WORK TO BE COMPLETED:
The required output is a word-for-word copy of the lines from the line bearing "The picture is" through the line bearing "Chart.register(...registerables);", inclusive, and no other lines.

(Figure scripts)
########
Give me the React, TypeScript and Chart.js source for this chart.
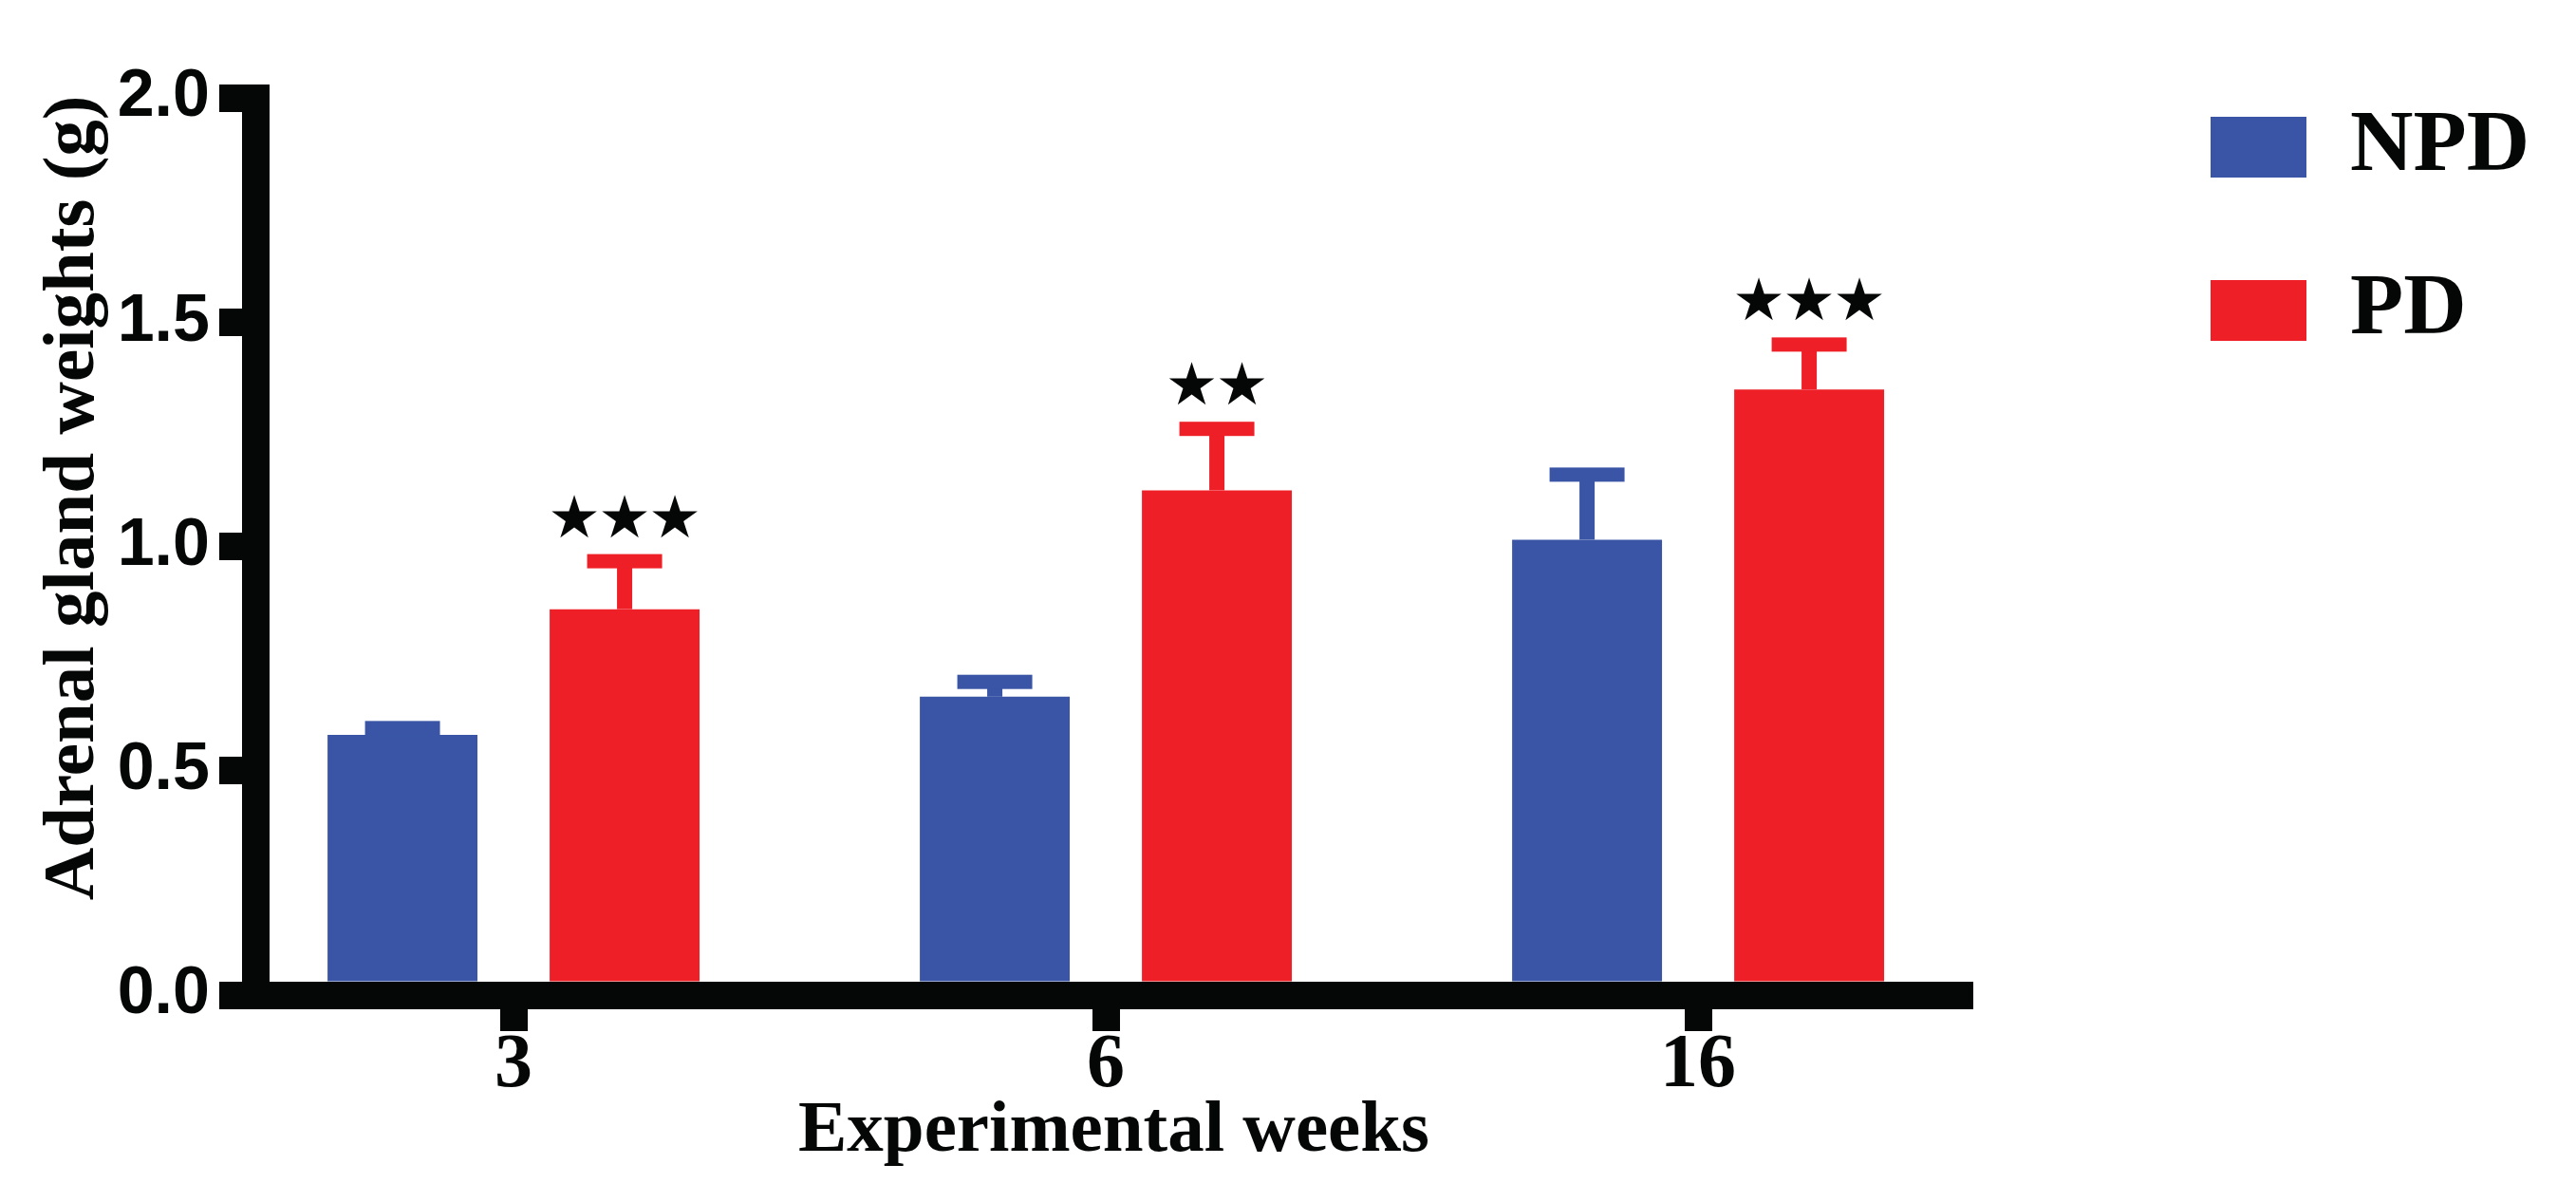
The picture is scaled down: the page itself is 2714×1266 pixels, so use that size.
import React, { useEffect, useRef } from 'react';
import { Chart, registerables } from 'chart.js';

Chart.register(...registerables);

// values (g)
const weeks = ['3', '6', '16'];
const npdMean = [0.58, 0.665, 1.015];
const npdSem = [0.015, 0.033, 0.145];
const pdMean = [0.86, 1.125, 1.35];
const pdSem = [0.107, 0.137, 0.1];
const npdStars = ['', '', ''];
const pdStars = ['★★★', '★★', '★★★'];
const yTicks = [0, 0.5, 1.0, 1.5, 2.0];

const BLUE = '#3a55a5';
const RED = '#ee1f27';
const INK = '#050706';

const means = [npdMean, pdMean];
const sems = [npdSem, pdSem];
const stars = [npdStars, pdStars];

// upward SEM bars, significance stars, y title, legend offset
const extras = {
    id: 'extras',
    afterLayout(chart: any) {
        // legend sits well clear of the plot in the original
        const lg = chart.legend;
        if (lg) {
            const dx = chart.chartArea.right + 171 - lg.left;
            lg.left += dx;
            lg.right += dx;
        }
    },
    afterDatasetsDraw(chart: any) {
        const ctx = chart.ctx;
        const yScale = chart.scales.y;
        ctx.save();
        chart.data.datasets.forEach((ds: any, di: number) => {
            const meta = chart.getDatasetMeta(di);
            meta.data.forEach((bar: any, i: number) => {
                const { x, y, width } = bar.getProps(['x', 'y', 'width'], true);
                const capY = yScale.getPixelForValue(means[di][i] + sems[di][i]);
                ctx.fillStyle = ds.backgroundColor;
                ctx.fillRect(x - 8, capY, 16, y - capY);
                ctx.fillRect(x - width / 4, capY - 7.5, width / 2, 15);
                const s = stars[di][i];
                if (s) {
                    const n = s.length;
                    ctx.fillStyle = INK;
                    ctx.font = '62px "DejaVu Sans"';
                    ctx.textAlign = 'center';
                    ctx.textBaseline = 'middle';
                    for (let k = 0; k < n; k++) {
                        ctx.fillText(s[k], x + (k - (n - 1) / 2) * 53, capY - 7.5 - 34);
                    }
                }
            });
        });
        ctx.restore();
    },
    afterDraw(chart: any) {
        const ctx = chart.ctx;
        const { top, bottom } = chart.chartArea;
        ctx.save();
        ctx.translate(98, top + (bottom - top) * 0.446);
        ctx.rotate(-Math.PI / 2);
        ctx.fillStyle = INK;
        ctx.font = 'bold 77px "Liberation Serif"';
        ctx.textAlign = 'center';
        ctx.textBaseline = 'alphabetic';
        ctx.fillText('Adrenal gland weights (g)', 0, 0);
        ctx.restore();
    },
};

const App: React.FC = () => {
    const chartRef = useRef<HTMLCanvasElement>(null);

    useEffect(() => {
        if (!chartRef.current) return;
        const chart = new Chart(chartRef.current, {
            type: 'bar',
            data: {
                datasets: [
                    {
                        label: 'NPD',
                        data: npdMean.map((v, i) => ({ x: i, y: v })),
                        backgroundColor: BLUE,
                        borderWidth: 0,
                    },
                    {
                        label: 'PD',
                        data: pdMean.map((v, i) => ({ x: i, y: v })),
                        backgroundColor: RED,
                        borderWidth: 0,
                    },
                ],
            },
            options: {
                animation: false,
                responsive: true,
                maintainAspectRatio: false,
                categoryPercentage: 0.75,
                barPercentage: 0.675,
                layout: { padding: { top: 29, right: 49, bottom: 0, left: 0 } },
                plugins: {
                    tooltip: { enabled: false },
                    legend: {
                        position: 'right',
                        align: 'start',
                        labels: {
                            boxWidth: 101,
                            boxHeight: 64,
                            padding: 80,
                            color: INK,
                            font: { family: 'Liberation Serif', weight: 'bold', size: 92 },
                        },
                    },
                },
                scales: {
                    x: {
                        type: 'linear',
                        offset: false,
                        min: -0.436,
                        max: 2.463,
                        grid: {
                            offset: false,
                            drawOnChartArea: false,
                            tickLength: 38,
                            tickWidth: 29,
                            lineWidth: 1,
                            tickColor: INK,
                        },
                        border: { width: 29, color: INK, z: 1 },
                        ticks: {
                            stepSize: 1,
                            includeBounds: false,
                            autoSkip: false,
                            maxRotation: 0,
                            padding: -3,
                            color: INK,
                            font: { family: 'Liberation Serif', weight: 'bold', size: 80, lineHeight: 1 },
                            callback: (v: any) => weeks[v] ?? '',
                        },
                        title: {
                            display: true,
                            text: 'Experimental weeks',
                            color: INK,
                            font: { family: 'Liberation Serif', weight: 'bold', size: 77, lineHeight: 1 },
                            padding: { top: 0, bottom: 35 },
                        },
                        afterFit: (s: any) => {
                            s.height = 218;
                            s.paddingRight = 636;
                        },
                    },
                    y: {
                        min: 0,
                        max: 2,
                        afterBuildTicks: (s: any) => {
                            s.ticks = yTicks.map((v) => ({ value: v }));
                        },
                        grid: {
                            drawOnChartArea: false,
                            tickLength: 38,
                            tickWidth: 29,
                            lineWidth: 29,
                            tickColor: INK,
                        },
                        border: { width: 29, color: INK, z: 1 },
                        ticks: {
                            padding: 10,
                            color: INK,
                            font: { family: 'Liberation Sans', weight: 'bold', size: 70 },
                            callback: (v: any) => Number(v).toFixed(1),
                        },
                        afterFit: (s: any) => {
                            s.width = 269;
                            s.paddingTop = 103;
                        },
                    },
                },
            },
            plugins: [extras],
        });

        return () => {
            chart.destroy();
        };
    }, []);

    return (
        <div style={{ position: 'fixed', left: 0, top: 0, width: '2714px', height: '1266px', background: '#fff' }}>
            <canvas ref={chartRef} />
        </div>
    );
};

export default App;
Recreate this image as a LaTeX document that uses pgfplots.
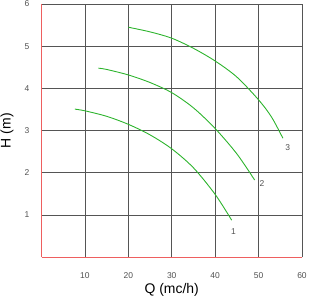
\documentclass[border=0pt]{standalone}
\usepackage{fontspec}
\setmainfont{Liberation Sans}
\usepackage{pgfplots}
\pgfplotsset{compat=1.18}
\definecolor{curvegreen}{RGB}{45,180,45}
\definecolor{axred}{RGB}{238,95,95}
\definecolor{gridgray}{RGB}{85,85,85}
\definecolor{ticktext}{RGB}{80,80,80}
\begin{document}
\begin{tikzpicture}
\path[use as bounding box] (-41.5bp,-44.7bp) rectangle (279.5bp,257.3bp);
\begin{axis}[
  at={(0,0)}, anchor=origin,
  scale only axis,
  width=260.5bp, height=253.3bp,
  xmin=0, xmax=60, ymin=0, ymax=6,
  axis x line*=bottom, axis y line*=left,
  axis line style={-, draw=axred, line width=1.4bp},
  xtick={10,20,30,40,50,60},
  ytick={1,2,3,4,5,6},
  major tick length=0pt,
  grid=major,
  major grid style={gridgray, line width=0.8bp},
  /pgf/number format/assume math mode=true,
  tick label style={font=\fontsize{8.5}{10}\selectfont, text=ticktext},
  xticklabel style={anchor=center, yshift=-18bp},
  yticklabel style={anchor=center, xshift=-14.5bp},
  xlabel={Q (mc/h)},
  ylabel={H (m)},
  label style={font=\fontsize{14}{16}\selectfont},
  xlabel style={at={(axis description cs:0.5,0)}, anchor=center, yshift=-32.7bp},
  ylabel style={at={(axis description cs:0,0.5)}, anchor=center, rotate=0, xshift=0bp, yshift=34.5bp},
  clip=false,
]
\addplot[curvegreen, line width=0.9bp, smooth, tension=0.5] coordinates {
 (7.7,3.51) (10,3.47) (15,3.34) (20,3.15) (25,2.90) (30,2.57) (35,2.12) (40,1.49) (43.8,0.88)};
\addplot[curvegreen, line width=0.9bp, smooth, tension=0.5] coordinates {
 (13.1,4.48) (15,4.45) (20,4.32) (25,4.14) (30,3.90) (35,3.54) (40,3.05) (45,2.45) (49.1,1.83)};
\addplot[curvegreen, line width=0.9bp, smooth, tension=0.5] coordinates {
 (20,5.45) (25,5.34) (30,5.19) (35,4.95) (40,4.65) (45,4.27) (50,3.73) (53,3.32) (55.6,2.82)};
\node[font=\fontsize{8.5}{10}\selectfont, text=ticktext] at (axis cs:44.2,0.62) {1};
\node[font=\fontsize{8.5}{10}\selectfont, text=ticktext] at (axis cs:50.8,1.74) {2};
\node[font=\fontsize{8.5}{10}\selectfont, text=ticktext] at (axis cs:56.7,2.61) {3};
\end{axis}
\end{tikzpicture}
\end{document}
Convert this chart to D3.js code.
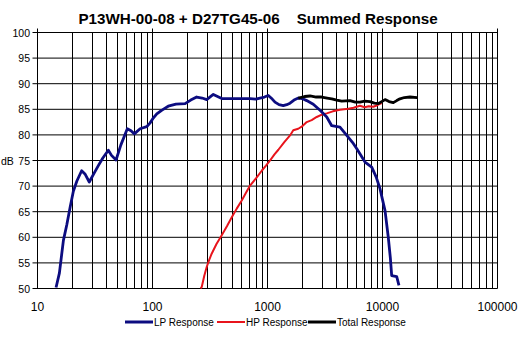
<!DOCTYPE html>
<html>
<head>
<meta charset="utf-8">
<script src="https://cdn.jsdelivr.net/npm/d3@7/dist/d3.min.js"></script>
<style>
  html, body { margin: 0; padding: 0; background: #fff; }
  svg { display: block; font-family: "Liberation Sans", Arial, sans-serif; }
</style>
</head>
<body>
<svg id="chart" width="524" height="337"></svg>
<script>
// Frequency response data: [frequency (Hz), level (dB)]
const lpResponse = [
  [14.5,50.2],[15.5,53],[16.8,59.4],[18,62.5],[19.2,65.8],[20.5,69],[22,71],[24.2,73],[26,72.3],
  [28.2,70.8],[31,72.5],[33.8,74],[37,75.5],[41.3,77],[44,76],[48.2,75.1],[53,78],[60.4,81.2],
  [65,80.8],[69.5,80.2],[78,81.2],[89,81.6],[95,82.3],[101.6,83.3],[109,84.1],[120,84.8],[137,85.6],
  [160,86],[192,86.1],[215,86.8],[242,87.4],[270,87.2],[296,86.9],[338,87.9],[400,87.1],[500,87.1],
  [577,87.1],[705,87.1],[790,87.0],[861,87.2],[940,87.4],[1016,87.7],[1100,87.0],[1162,86.4],
  [1260,85.9],[1371,85.7],[1470,85.9],[1570,86.2],[1700,86.8],[1854,87.2],[2000,87.1],[2193,86.7],
  [2500,86.0],[2864,84.8],[3275,83.5],[3617,81.8],[4266,81.5],[4888,79.9],[5500,78.5],[5976,77.3],
  [7046,74.7],[8054,73.7],[8800,71.8],[9507,69.5],[10520,65.2],[11230,60],[11700,56],[12020,52.5],
  [13290,52.3],[13900,50.6]
];
const hpResponse = [
  [262,50],[268,50.3],[282,52.5],[296,54.2],[310,55.5],[327,56.8],[360,58.7],[400,60.4],[445,62.2],
  [489,63.9],[540,65.6],[597,67.2],[650,68.7],[705,70.1],[800,71.6],[891,73],[970,74],[1052,75],
  [1150,76.2],[1243,77.1],[1400,78.6],[1570,79.9],[1675,80.9],[1850,81.2],[1983,81.6],[2193,82.5],
  [2421,82.9],[2680,83.5],[3000,84],[3275,84.2],[3700,84.6],[4266,84.9],[5044,85.1],[5600,85.3],
  [6368,85.7],[7000,85.4],[7600,85.6],[8318,85.5],[9000,85.8],[9840,86.2]
];
const totalResponse = [
  [1854,87.2],[2100,87.5],[2344,87.6],[2650,87.4],[2958,87.4],[3300,87.2],[3617,87.05],[4000,86.8],
  [4415,86.6],[5212,86.7],[5800,86.4],[6368,86.4],[7000,86.6],[7780,86.5],[8500,86.2],[9180,86.1],
  [10000,86.6],[10520,86.9],[11400,86.5],[12420,86.3],[13300,86.7],[14190,87.05],[15500,87.3],
  [17340,87.4],[20000,87.3]
];
const xTickLabels = [10, 100, 1000, 10000, 100000];
const yTickLabels = [50, 55, 60, 65, 70, 75, 80, 85, 90, 95, 100];
const seriesNames = ["LP Response", "HP Response", "Total Response"];
const chartTitle = "P13WH-00-08 + D27TG45-06    Summed Response";

const svg = d3.select("#chart");
const x = d3.scaleLog().domain([10, 100000]).range([37.5, 497.5]);
const y = d3.scaleLinear().domain([50, 100]).range([288.5, 32.5]);

// Title
svg.append("text")
  .attr("x", 258).attr("y", 24)
  .attr("text-anchor", "middle")
  .style("white-space", "pre")
  .attr("xml:space", "preserve")
  .attr("font-size", 15.2).attr("font-weight", "bold")
  .text(chartTitle);

// Grid: vertical lines at every 1..9 multiple, horizontal every 5 dB
const grid = svg.append("g").attr("stroke", "#000").attr("stroke-width", 1);
x.ticks().forEach(f => {
  const isDecade = xTickLabels.includes(f);
  const px = Math.round(x(f) - 0.5) + 0.5;
  grid.append("line")
    .attr("x1", px).attr("x2", px)
    .attr("y1", isDecade ? y(100) - 4 : y(100)).attr("y2", y(50));
});
yTickLabels.forEach(v => {
  grid.append("line")
    .attr("x1", x(10) - 5).attr("x2", x(100000))
    .attr("y1", y(v)).attr("y2", y(v));
});

// Y axis labels
svg.append("g").selectAll("text").data(yTickLabels).join("text")
  .attr("x", 30).attr("y", d => y(d) + 4)
  .attr("text-anchor", "end").attr("font-size", 10.5)
  .text(d => d);
svg.append("text").attr("x", 1).attr("y", y(75) + 4)
  .attr("font-size", 10.5).text("dB");

// X axis labels
svg.append("g").selectAll("text").data(xTickLabels).join("text")
  .attr("x", d => x(d)).attr("y", 311)
  .attr("text-anchor", "middle").attr("font-size", 12)
  .text(d => d);

// Curves
const line = d3.line().x(d => x(d[0])).y(d => y(d[1])).curve(d3.curveLinear);
svg.append("defs").append("clipPath").attr("id", "plot")
  .append("rect").attr("x", x(10)).attr("y", y(100) - 2)
  .attr("width", x(100000) - x(10)).attr("height", y(50) - y(100) + 4);
const curves = svg.append("g").attr("clip-path", "url(#plot)")
  .attr("fill", "none").attr("stroke-linejoin", "round");
curves.append("path").datum(hpResponse).attr("d", line)
  .attr("stroke", "#e8141c").attr("stroke-width", 2);
curves.append("path").datum(lpResponse).attr("d", line)
  .attr("stroke", "#0c0c80").attr("stroke-width", 2.8);
curves.append("path").datum(totalResponse).attr("d", line)
  .attr("stroke", "#000").attr("stroke-width", 2.8);

// Legend
const legendItems = [
  { name: seriesNames[0], color: "#0c0c80", width: 3, x: 125 },
  { name: seriesNames[1], color: "#e8141c", width: 2, x: 217 },
  { name: seriesNames[2], color: "#000", width: 3, x: 308 }
];
const legend = svg.append("g");
legendItems.forEach(item => {
  legend.append("line")
    .attr("x1", item.x).attr("x2", item.x + 28)
    .attr("y1", 322).attr("y2", 322)
    .attr("stroke", item.color).attr("stroke-width", item.width);
  legend.append("text")
    .attr("x", item.x + 29).attr("y", 326)
    .attr("font-size", 10).text(item.name);
});
</script>
</body>
</html>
########
EXERCISE SOLUTION:
The picture is scaled down: the page itself is 2714×1266 pixels, so use that size.
import React, { useEffect, useRef } from 'react';
import { Chart, registerables } from 'chart.js';

Chart.register(...registerables);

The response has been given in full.